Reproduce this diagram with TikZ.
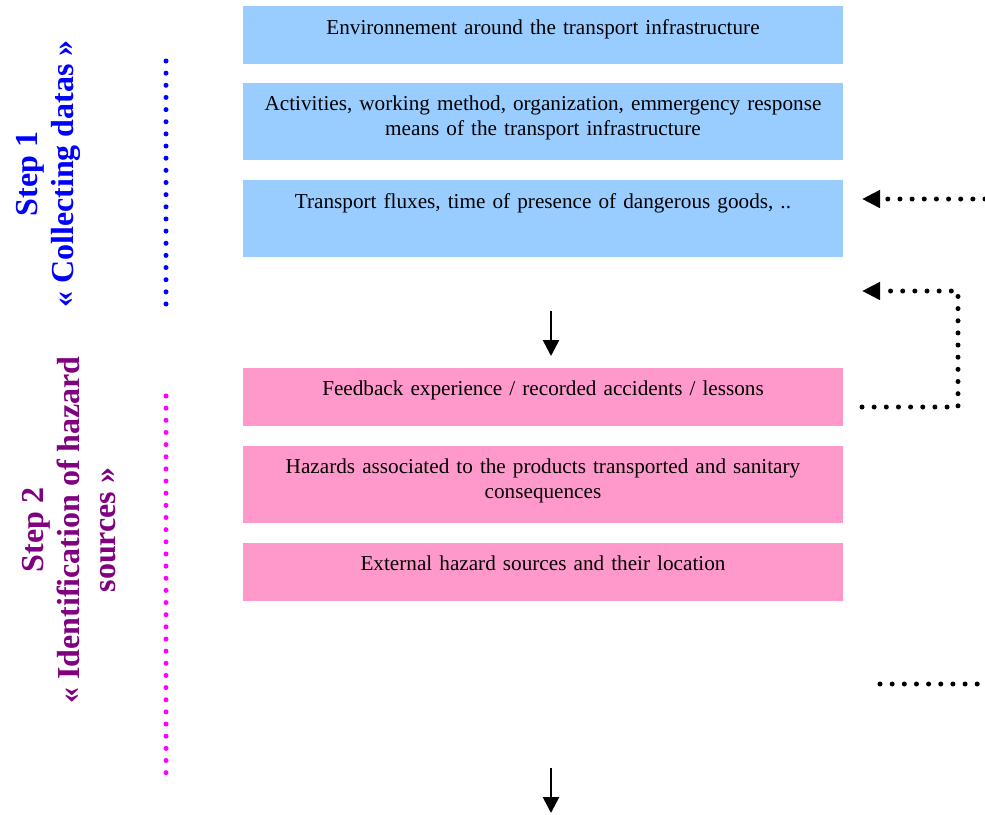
\documentclass[tikz,border=0pt]{standalone}
\usepackage{fontspec}
\setmainfont{Liberation Serif}
\usetikzlibrary{positioning, arrows.meta}
\definecolor{boxblue}{RGB}{153,204,255}
\definecolor{boxpink}{RGB}{255,153,204}
\definecolor{stepblue}{RGB}{0,0,255}
\definecolor{steppurple}{RGB}{128,0,128}
\definecolor{dotpink}{RGB}{255,0,255}
\tikzset{
    box/.style={anchor=north, minimum width=600pt, inner sep=0pt},
    bluebox/.style={box, fill=boxblue},
    pinkbox/.style={box, fill=boxpink},
    boxtext/.style={inner sep=0pt, text width=590pt, align=center,
        font=\fontsize{21.2}{25}\selectfont},
    steplabel/.style={rotate=90, align=center, inner sep=0pt,
        font=\fontsize{32}{36}\selectfont\bfseries},
    dots/.style={line width=5pt, line cap=round, dash pattern=on 0pt off 12.15pt},
    flow/.style={line width=2.6pt, -{Triangle[length=16pt, width=16pt]}},
    back/.style={dots, -{Triangle[length=18pt, width=17pt]}},
}

\begin{document}
\begin{tikzpicture}[x=1pt, y=-1pt]
    \useasboundingbox (0,0) rectangle (985,814);

    % step 1
    \node[bluebox, minimum height=58pt] (box1) at (543,6) {};
    \node[bluebox, minimum height=77pt] (box2) at (543,83) {};
    \node[bluebox, minimum height=77pt] (box3) at (543,180) {};
    \node[boxtext, below=13pt of box1.north] (txt1) {Environnement around the transport infrastructure};
    \node[boxtext, below=13pt of box2.north] (txt2) {Activities, working method, organization, emmergency response\\means of the transport infrastructure};
    \node[boxtext, below=13pt of box3.north] (txt3) {Transport fluxes, time of presence of dangerous goods, ..};

    % step 2
    \node[pinkbox, minimum height=58pt] (box4) at (543,368) {};
    \node[pinkbox, minimum height=77pt] (box5) at (543,446) {};
    \node[pinkbox, minimum height=58pt] (box6) at (543,543) {};
    \node[boxtext, below=13pt of box4.north] (txt4) {Feedback experience / recorded accidents / lessons};
    \node[boxtext, below=13pt of box5.north] (txt5) {Hazards associated to the products transported and sanitary\\consequences};
    \node[boxtext, below=13pt of box6.north] (txt6) {External hazard sources and their location};

    % labels on the left
    \node[steplabel, text=stepblue] (s1) at (48,174) {Step 1\\« Collecting datas »};
    \node[steplabel, text=steppurple] (s2) at (69,530) {Step 2\\« Identification of hazard\\sources »};

    \coordinate (v1) at (166,61);
    \coordinate (v2) at (166,306);
    \coordinate (v3) at (166,396);
    \coordinate (v4) at (166,773);
    \draw[dots, stepblue] (v1) -- (v2);
    \draw[dots, dotpink] (v3) -- (v4);

    % flow arrows
    \coordinate (a1) at (551,311);
    \coordinate (a2) at (551,356);
    \coordinate (a3) at (551,768);
    \coordinate (a4) at (551,813);
    \draw[flow] (a1) -- (a2);
    \draw[flow] (a3) -- (a4);

    % loops on the right
    \coordinate (r1) at (985,199);
    \coordinate (r2) at (862,199);
    \coordinate (r3) at (862,407);
    \coordinate (r4) at (958,291);
    \coordinate (r5) at (862,291);
    \coordinate (r6) at (880,684);
    \coordinate (r7) at (985,684);
    \draw[back] (r1) -- (r2);
    \draw[back] (r3) -| (r4) -- (r5);
    \draw[dots] (r6) -- (r7);
\end{tikzpicture}
\end{document}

Exercise requirements =
The listing above must be printed again exactly, minus its pictures.

Output for this task =
Reproduce this diagram with TikZ.
\documentclass[tikz,border=0pt]{standalone}
\usepackage{fontspec}
\setmainfont{Liberation Serif}
\usetikzlibrary{positioning, arrows.meta}
\definecolor{boxblue}{RGB}{153,204,255}
\definecolor{boxpink}{RGB}{255,153,204}
\definecolor{stepblue}{RGB}{0,0,255}
\definecolor{steppurple}{RGB}{128,0,128}
\definecolor{dotpink}{RGB}{255,0,255}
\tikzset{
    box/.style={anchor=north, minimum width=600pt, inner sep=0pt},
    bluebox/.style={box, fill=boxblue},
    pinkbox/.style={box, fill=boxpink},
    boxtext/.style={inner sep=0pt, text width=590pt, align=center,
        font=\fontsize{21.2}{25}\selectfont},
    steplabel/.style={rotate=90, align=center, inner sep=0pt,
        font=\fontsize{32}{36}\selectfont\bfseries},
    dots/.style={line width=5pt, line cap=round, dash pattern=on 0pt off 12.15pt},
    flow/.style={line width=2.6pt, -{Triangle[length=16pt, width=16pt]}},
    back/.style={dots, -{Triangle[length=18pt, width=17pt]}},
}

\begin{document}
\begin{tikzpicture}[x=1pt, y=-1pt]
    \useasboundingbox (0,0) rectangle (985,814);

    % step 1
    \node[bluebox, minimum height=58pt] (box1) at (543,6) {};
    \node[bluebox, minimum height=77pt] (box2) at (543,83) {};
    \node[bluebox, minimum height=77pt] (box3) at (543,180) {};
    \node[boxtext, below=13pt of box1.north] (txt1) {Environnement around the transport infrastructure};
    \node[boxtext, below=13pt of box2.north] (txt2) {Activities, working method, organization, emmergency response\\means of the transport infrastructure};
    \node[boxtext, below=13pt of box3.north] (txt3) {Transport fluxes, time of presence of dangerous goods, ..};

    % step 2
    \node[pinkbox, minimum height=58pt] (box4) at (543,368) {};
    \node[pinkbox, minimum height=77pt] (box5) at (543,446) {};
    \node[pinkbox, minimum height=58pt] (box6) at (543,543) {};
    \node[boxtext, below=13pt of box4.north] (txt4) {Feedback experience / recorded accidents / lessons};
    \node[boxtext, below=13pt of box5.north] (txt5) {Hazards associated to the products transported and sanitary\\consequences};
    \node[boxtext, below=13pt of box6.north] (txt6) {External hazard sources and their location};

    % labels on the left
    \node[steplabel, text=stepblue] (s1) at (48,174) {Step 1\\« Collecting datas »};
    \node[steplabel, text=steppurple] (s2) at (69,530) {Step 2\\« Identification of hazard\\sources »};

    \coordinate (v1) at (166,61);
    \coordinate (v2) at (166,306);
    \coordinate (v3) at (166,396);
    \coordinate (v4) at (166,773);
    \draw[dots, stepblue] (v1) -- (v2);
    \draw[dots, dotpink] (v3) -- (v4);

    % flow arrows
    \coordinate (a1) at (551,311);
    \coordinate (a2) at (551,356);
    \coordinate (a3) at (551,768);
    \coordinate (a4) at (551,813);
    \draw[flow] (a1) -- (a2);
    \draw[flow] (a3) -- (a4);

    % loops on the right
    \coordinate (r1) at (985,199);
    \coordinate (r2) at (862,199);
    \coordinate (r3) at (862,407);
    \coordinate (r4) at (958,291);
    \coordinate (r5) at (862,291);
    \coordinate (r6) at (880,684);
    \coordinate (r7) at (985,684);
    \draw[back] (r1) -- (r2);
    \draw[back] (r3) -| (r4) -- (r5);
    \draw[dots] (r6) -- (r7);
\end{tikzpicture}
\end{document}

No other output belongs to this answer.